Boulet’s journey is one of ground-breaking acceptance in mainstream visual art amidst enormous mental health challenges and societal prejudice around mental illness.
 
Curated by Wayne Baerwaldt
Richard Boulet has two undergraduate degrees completed back-to-back from the University of Manitoba. The first is a Bachelor of Environmental Studies in Architecture followed by a BFA. Richard later received his MFA in Drawing and Intermedia at the University of Alberta and for a limited period of time he found a home for participatory programming, volunteering and gainful employment at the CMHA–Edmonton.
 
“Art to me is experimenting with how far my imagination can take me. I find that the process relaxes me and seeing my imagination come to life under my fingers amazes me. Creating is self-fulfilling. When I see something transformed to become a piece of art, I feel astonished that I made it. Art gives me the initiative to pass on my knowledge for future generations.” – Richard Boulet
 
Wayne Baerwaldt is an independent visual arts curator and producer based in western Canada. His best-known curatorial projects trace performative elements in artmaking with an emphasis on unstable, disputed identities and the language of their construction and presentation in public and private spaces.
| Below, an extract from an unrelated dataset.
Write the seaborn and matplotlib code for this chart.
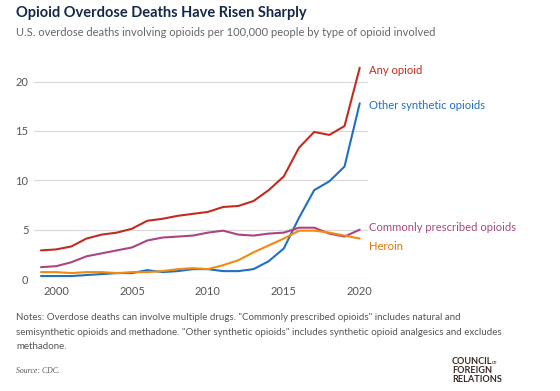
import pandas as pd
import numpy as np
import matplotlib.pyplot as plt
import seaborn as sns

# data (rates per 100,000)
years = list(range(1999, 2021))
any_opioid = [2.9, 3.0, 3.3, 4.1, 4.5, 4.7, 5.1, 5.9, 6.1, 6.4, 6.6, 6.8, 7.3, 7.4, 7.9, 9.0, 10.4, 13.3, 14.9, 14.6, 15.5, 21.4]
other_synthetic = [0.3, 0.3, 0.3, 0.4, 0.5, 0.6, 0.6, 0.9, 0.7, 0.8, 1.0, 1.0, 0.8, 0.8, 1.0, 1.8, 3.1, 6.2, 9.0, 9.9, 11.4, 17.8]
commonly_prescribed = [1.2, 1.3, 1.7, 2.3, 2.6, 2.9, 3.2, 3.9, 4.2, 4.3, 4.4, 4.7, 4.9, 4.5, 4.4, 4.6, 4.7, 5.2, 5.2, 4.6, 4.3, 5.0]
heroin = [0.7, 0.7, 0.6, 0.7, 0.7, 0.6, 0.7, 0.7, 0.8, 1.0, 1.1, 1.0, 1.4, 1.9, 2.7, 3.4, 4.1, 4.9, 4.9, 4.7, 4.4, 4.1]

series_names = ["Any opioid", "Other synthetic opioids", "Commonly prescribed opioids", "Heroin"]
series_values = [any_opioid, other_synthetic, commonly_prescribed, heroin]
line_colors = {"Any opioid": "#c42b1f", "Other synthetic opioids": "#2170bd",
               "Commonly prescribed opioids": "#a9467f", "Heroin": "#f28a12"}
label_colors = {"Any opioid": "#c42b1f", "Other synthetic opioids": "#2170bd",
                "Commonly prescribed opioids": "#a9467f", "Heroin": "#d8760f"}
label_shift = {"Any opioid": -0.3, "Other synthetic opioids": -0.2,
               "Commonly prescribed opioids": 0.2, "Heroin": -0.8}

df = pd.DataFrame({
    "year": years * len(series_names),
    "rate": sum(series_values, []),
    "type": sum([[n] * len(years) for n in series_names], []),
})

sns.set_style("white")
plt.rcParams["font.family"] = ["Lato", "DejaVu Sans"]

fig = plt.figure(figsize=(5.6, 3.91), dpi=100)
ax = fig.add_axes([0.0607, 0.2864, 0.596, 0.5553])

sns.lineplot(data=df, x="year", y="rate", hue="type", palette=line_colors,
             linewidth=1.5, legend=False, ax=ax, zorder=3)

ax.set_xlim(1998.54, 2020.53)
ax.set_ylim(0, 22)
ax.set_yticks([0, 5, 10, 15, 20])
ax.set_xticks([2000, 2005, 2010, 2015, 2020])
ax.grid(axis="y", color="#d9d9d9", linewidth=0.9)
ax.set_axisbelow(True)
sns.despine(ax=ax, left=True, bottom=True, top=True, right=True)
ax.tick_params(axis="both", length=0, labelsize=8, labelcolor="#555555")
ax.tick_params(axis="y", pad=4)
ax.tick_params(axis="x", pad=5)
ax.set_xlabel("")
ax.set_ylabel("")

# end labels
for name, vals in zip(series_names, series_values):
    ax.annotate(name, xy=(years[-1], vals[-1] + label_shift[name]),
                xytext=(7, 0), textcoords="offset points",
                color=label_colors[name], fontsize=8.1, va="center", ha="left",
                annotation_clip=False)

# titles
fig.text(0.029, 0.967, "Opioid Overdose Deaths Have Risen Sharply", fontsize=10.5,
         fontweight="bold", color="#13294b", va="center")
fig.text(0.029, 0.916, "U.S. overdose deaths involving opioids per 100,000 people by type of opioid involved",
         fontsize=8.0, color="#666666", va="center")

# notes
note_lines = ['Notes: Overdose deaths can involve multiple drugs. "Commonly prescribed opioids" includes natural and',
              'semisynthetic opioids and methadone. "Other synthetic opioids" includes synthetic opioid analgesics and excludes',
              'methadone.']
for i, line in enumerate(note_lines):
    fig.text(0.029, 1 - (318 + 14.3 * i) / 391, line, fontsize=7.0, color="#555555", va="center")
fig.text(0.029, 1 - 371 / 391, "Source: CDC.", fontsize=5.6, color="#555555", va="center",
         family="Liberation Serif", style="italic")

# logo
for i, word in enumerate(["COUNCIL", "FOREIGN", "RELATIONS"]):
    fig.text(0.807, 1 - (361 + 9.5 * i) / 391, word, fontsize=6.6, fontweight="bold",
             color="#3d2b24", va="center", ha="left")
fig.text(0.878, 1 - 362 / 391, "on", fontsize=4.0, style="italic", color="#3d2b24", va="center",
         family="Liberation Serif")

fig.savefig("out.png", dpi=100)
Recent projects and publications include If I May Digress: Richard Boulet and Collaborators and Meeting for Teas: On the Road to Decolonization. He is the guest editor for Issue #62 of PUBLIC, The Gender-Diverse Lens, and conducts ongoing research in social justice issues and questions of representation as a Michele Sereda Artist in Residence for Socially Engaged Practice at the University of Regina. He is a board member of the Hnatyshyn Foundation, Ottawa and on the Advisory Committee of Participant, inc., in New York City.